The way a chef runs his kitchen—his level of discipline, cleanliness, technique, and intensity—is a projection of early lessons. At the age of 15, DiSpirito went to work for Bernhard Breiter, chef at the New Hyde Park Inn on Long Island. Breiter had served a classical European apprenticeship, and he passed on the value of this training to the young DiSpirito.

“Old European standards. Everything from scratch,” DiSpirito remembers. “You did prime rib, you got the whole rib in. Whole rib of beef. You cut your short ribs off, and we did short ribs. We got whole venison there. We skinned ’em and broke ’em down into primal cuts. Now no one sees that stuff.
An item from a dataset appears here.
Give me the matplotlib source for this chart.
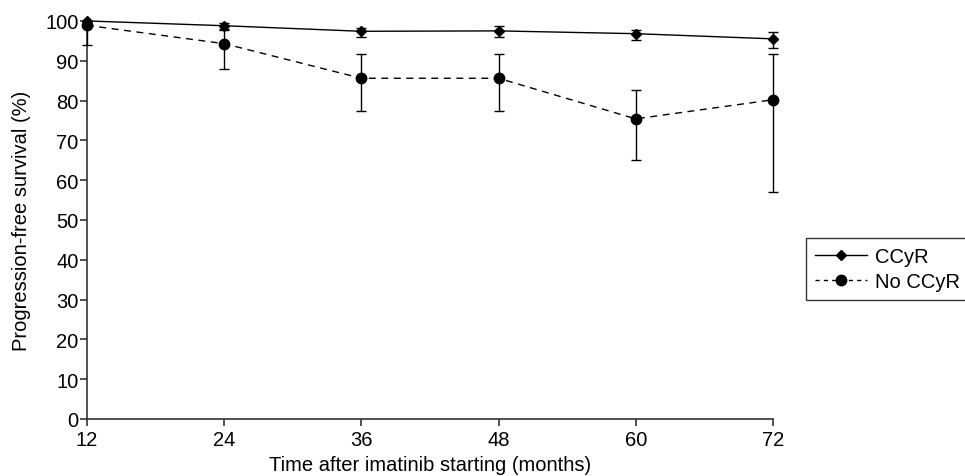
import matplotlib
matplotlib.use('Agg')
import matplotlib.pyplot as plt
from matplotlib.lines import Line2D

plt.rcParams['font.family'] = ['Liberation Sans', 'DejaVu Sans']

months = [12, 24, 36, 48, 60, 72]

ccyr = [100, 98.8, 97.4, 97.5, 96.8, 95.5]
ccyr_low = [100, 97.9, 95.9, 95.9, 95.1, 93.3]
ccyr_high = [100, 99.6, 98.3, 98.8, 97.8, 97.2]

no_ccyr = [98.9, 94.3, 85.6, 85.6, 75.4, 80.2]
no_ccyr_low = [94.0, 87.9, 77.3, 77.3, 65.1, 57.1]
no_ccyr_high = [100, 97.8, 91.6, 91.6, 82.6, 91.6]

FS = 14.5

fig = plt.figure(figsize=(9.65, 4.77), dpi=100)
ax = fig.add_axes([0.090, 0.1195, 0.711, 0.8345])

err_c = [[v - lo for v, lo in zip(ccyr, ccyr_low)], [hi - v for v, hi in zip(ccyr, ccyr_high)]]
err_n = [[v - lo for v, lo in zip(no_ccyr, no_ccyr_low)], [hi - v for v, hi in zip(no_ccyr, no_ccyr_high)]]

ax.errorbar(months, no_ccyr, yerr=err_n, color='black', linestyle=(0, (5, 4)), linewidth=1,
            marker='o', markersize=7.5, capsize=3.3, elinewidth=1, capthick=1,
            clip_on=False, zorder=3)
ax.errorbar(months, ccyr, yerr=err_c, color='black', linestyle='-', linewidth=1,
            marker='D', markersize=5.5, capsize=3.3, elinewidth=1, capthick=1,
            clip_on=False, zorder=4)

ax.set_xlim(12, 72)
ax.set_ylim(0, 100)
ax.set_xticks(months)
ax.set_yticks(range(0, 101, 10))
ax.spines['top'].set_visible(False)
ax.spines['right'].set_visible(False)
for s in ['left', 'bottom']:
    ax.spines[s].set_linewidth(1.2)
    ax.spines[s].set_color('#333333')
ax.tick_params(axis='x', direction='out', length=5, width=1.2, color='#333333', labelsize=FS, pad=3)
ax.tick_params(axis='y', direction='out', length=5, width=1.2, color='#333333', labelsize=FS, pad=1)
ax.set_xlabel('Time after imatinib starting (months)', fontsize=FS, labelpad=4)
ax.set_ylabel('Progression-free survival (%)', fontsize=FS, labelpad=10)

handles = [
    Line2D([], [], color='black', linestyle='-', linewidth=1, marker='D', markersize=5.5),
    Line2D([], [], color='black', linestyle=(0, (3, 3)), linewidth=1, marker='o', markersize=7.5),
]
leg = fig.legend(handles, ['CCyR', 'No CCyR'], loc='upper left',
                 bbox_to_anchor=(806 / 965, 1 - 239 / 477), fontsize=FS,
                 frameon=True, fancybox=False, edgecolor='black',
                 handlelength=2.6, borderpad=0.45, labelspacing=0.3, handletextpad=0.4,
                 borderaxespad=0)
leg.get_frame().set_linewidth(1)

fig.savefig('out.png', dpi=100)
Now I get my short ribs to my spec, cut four inches tall.” Along with basic techniques, he learned from Breiter the underlying ethos of a classically run kitchen. He saw the importance of high values and of passing on those values to others. “He made me understand that nothing should be taken for granted. That you have to earn every step. Kitchen etiquette and efficiency. I resented it. I hated it.”

Recalling the days when he would be smacked in the face with a bunch of celery for mouthing off, or threatened with a knife, he continues, “They were yelling at me all the time. There were times when I wanted to kill Bernhard.” And yet DiSpirito stayed. He stayed because he sensed an ultimate benevolence both in Breiter and in the work of cooking and serving food. “They were investing in me. Today you don’t find a lot of people willing to really pummel cooks until they learn. And you don’t find a lot of cooks who will tolerate that either.”